El Pan de Vida
Una de las páginas más esplendorosas de las Sagradas Escrituras es la que encontramos en el capítulo VI del Evangelio de San Juan: El sermón Eucarístico de Jesús. A decir verdad, toda la Palabra de Dios tiene un esplendor propio; pero hay trechos que, conforme la apetencia personal de cada uno o la hora providencial en que abrimos la Biblia, nos parece que han sido escritos para uno, que nos son directamente dirigidos. Eso es sumamente consolador.
En el capítulo VI del Evangelio de San Juan, el Señor, en un exceso de amor –si la palabra exceso no tuviera un tinte despectivo, diríamos que todo es “excesivo” en Jesús- comunica a sus oyentes que se dará en alimento, que dará a comer su carne y a beber su sangre. Eso choca a muchos discípulos que a partir de esa declaración le abandonan, al tiempo que los doce, por el contrario, revitalizan su fe “¿A quién iremos Señor? Solo tú tienes palabras de vida eterna” (Jn. 6, 68)
Jesús se declara en esa ocasión Pan de Vida. Sencilla y magnífica revelación: “Yo soy el Pan de Vida” (Jn. 6, 35). Jesús es vida, es fuente de vida que se comunica a medida que la vamos incorporando a la nuestra. En realidad no somos propiamente nosotros quienes lo incorporamos a nuestra vida sino Él quien nos incorpora a la suya.

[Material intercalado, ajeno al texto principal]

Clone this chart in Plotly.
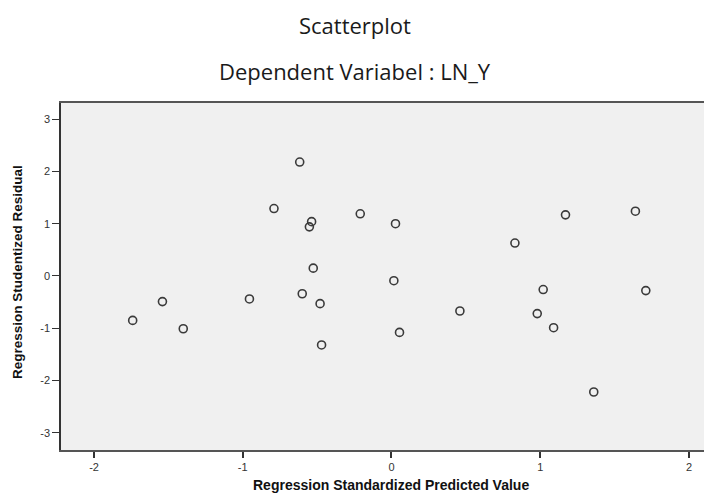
import plotly.graph_objects as go

# Regression standardized predicted values (x) and studentized residuals (y)
pred = [-1.74, -1.54, -1.40, -0.955, -0.79, -0.617, -0.60, -0.537, -0.552, -0.526,
        -0.48, -0.47, -0.21, 0.027, 0.016, 0.054, 0.46, 0.83, 0.98, 1.02,
        1.09, 1.17, 1.36, 1.64, 1.71]
resid = [-0.85, -0.49, -1.01, -0.44, 1.29, 2.18, -0.34, 1.04, 0.94, 0.15,
         -0.53, -1.32, 1.19, 1.00, -0.09, -1.08, -0.67, 0.63, -0.72, -0.26,
         -0.99, 1.17, -2.22, 1.24, -0.28]

x_ticks = [-2, -1, 0, 1, 2]
y_ticks = [-3, -2, -1, 0, 1, 2, 3]

title_line1 = "Scatterplot"
title_line2 = "Dependent Variabel : LN_Y"
x_title = "Regression Standardized Predicted Value"
y_title = "Regression Studentized Residual"

fig = go.Figure()
fig.add_trace(go.Scatter(
    x=pred, y=resid, mode="markers",
    marker=dict(symbol="circle-open", size=8, color="#3a3a3a", line=dict(width=1.6, color="#3a3a3a")),
    showlegend=False, hoverinfo="x+y",
))

axis_font = dict(family="Liberation Sans, Arial", size=11, color="#333333")

# page body has an 8px margin, so figure coords = reference coords - 8
fig.update_layout(
    width=704, height=485,
    margin=dict(l=53, r=0, t=95, b=43),
    paper_bgcolor="white",
    plot_bgcolor="#f0f0f0",
    showlegend=False,
    xaxis=dict(
        range=[-2.222, 2.155], tickvals=x_ticks, ticktext=[str(v) for v in x_ticks],
        showgrid=False, zeroline=False, showline=True, linecolor="#555555", linewidth=2,
        mirror=True, ticks="outside", ticklen=6, tickwidth=2, tickcolor="#333333",
        tickfont=axis_font,
    ),
    yaxis=dict(
        range=[-3.33, 3.31], tickvals=y_ticks, ticktext=[str(v) for v in y_ticks],
        showgrid=False, zeroline=False, showline=True, linecolor="#333333", linewidth=1.5,
        mirror=False, ticks="outside", ticklen=7, tickwidth=1, tickcolor="#333333",
        tickfont=axis_font,
    ),
    annotations=[
        dict(text=title_line1, xref="paper", yref="paper", x=0.452, y=1.0, yshift=78,
             showarrow=False, xanchor="center", yanchor="middle",
             font=dict(family="Open Sans, Noto Sans", size=22, color="#1a1a1a")),
        dict(text=title_line2, xref="paper", yref="paper", x=0.452, y=1.0, yshift=32,
             showarrow=False, xanchor="center", yanchor="middle",
             font=dict(family="Open Sans, Noto Sans", size=22, color="#1a1a1a")),
        dict(text="<b>" + x_title + "</b>", xref="x", yref="paper", x=0, y=0, yshift=-35,
             showarrow=False, xanchor="center", yanchor="middle",
             font=dict(family="Liberation Sans, Arial", size=14, color="#111111")),
        dict(text="<b>" + y_title + "</b>", xref="paper", yref="paper", x=0, y=0.513, xshift=-43,
             showarrow=False, xanchor="center", yanchor="middle", textangle=-90,
             font=dict(family="Liberation Sans, Arial", size=13.5, color="#111111")),
    ],
)

fig.write_html("out.html")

El pan material que comemos, como todo alimento, es materia inerte que, una vez digerido, pasa a ser parte de nuestro organismo. Cuando comemos a Jesús es al revés: somos nosotros quienes nos sumergimos en Él, transformándonos en Él, divinizándonos. Por eso el primer paso indispensable para el crecimiento espiritual es renunciar a nosotros mismos. “El que quiera ser mi discípulo niéguese a sí mismo” (Mt. 16, 24). Lo demás es obra de Dios. Hay que dejar que Él entre en mí, no poner obstáculos a su presencia. Ahí está el gran secreto de la perfección cristiana: dejar hacer a Dios. “Hágase en mí”, dijo la Virgen.
El Pan vivo comunica su propia vida y nos transforma. Es lógico, necesario, casi matemático. La obra de la santificación no es propiamente hacer –cosas buenas, si se quiere- sino dejar hacer… cosas divinas al supremo Hacedor.
Es por eso que familiarizándonos con la Eucaristía propiciamos nuestra propia divinización, es decir, la conciencia de ser hijos de Dios, hermanos de Cristo y coherederos con Él de la gloria del paraíso celestial. Es el mismo Dios que pasa a ser nuestra excesiva recompensa. El cielo no es otra cosa que ese “premio” que en realidad es pura dádiva inmerecida.
La existencia humana de Jesús y su sacrificio en la cruz no abarcan todo el misterio de la salvación. El Verbo se hizo carne también para ser verdaderamente comido por sus hermanos y así comunicarles su propia divinidad. La carne y la sangre de Jesús han sido soñadas desde toda la eternidad como comida y bebida para que nuestro cuerpo mortal se transubstancie en el cuerpo de Cristo recibido en la comunión.
¿No es cierto que con estas verdades transformadas en convicciones y en vivencia apasionada, llegamos mucho más preparados a las citas con el Señor para adorarlo, celebrarlo o recibirlo, y contribuimos así para que este encuentro sea verdaderamente transformador y no una relación apenas protocolar, formal, por veces distante? ¿No es esa la laguna que a veces nuestros adoradores padecen, y por eso las vigilias, las Horas Santas y las comuniones no están a la altura del don infinito que se nos da?
Jesús no nos da riquezas maravillosas. Se da Él mismo, divino tesoro. No nos invita a un banquete y nos lo sirve. Se da a comer, se sirve Él mismo, y así nos nutre y nos transforma… en Él.
Seamos familiares a los pies de este Huésped del alma y del cuerpo. Nada se compara a un minuto pasado en su compañía, gozando de una intimidad transformante.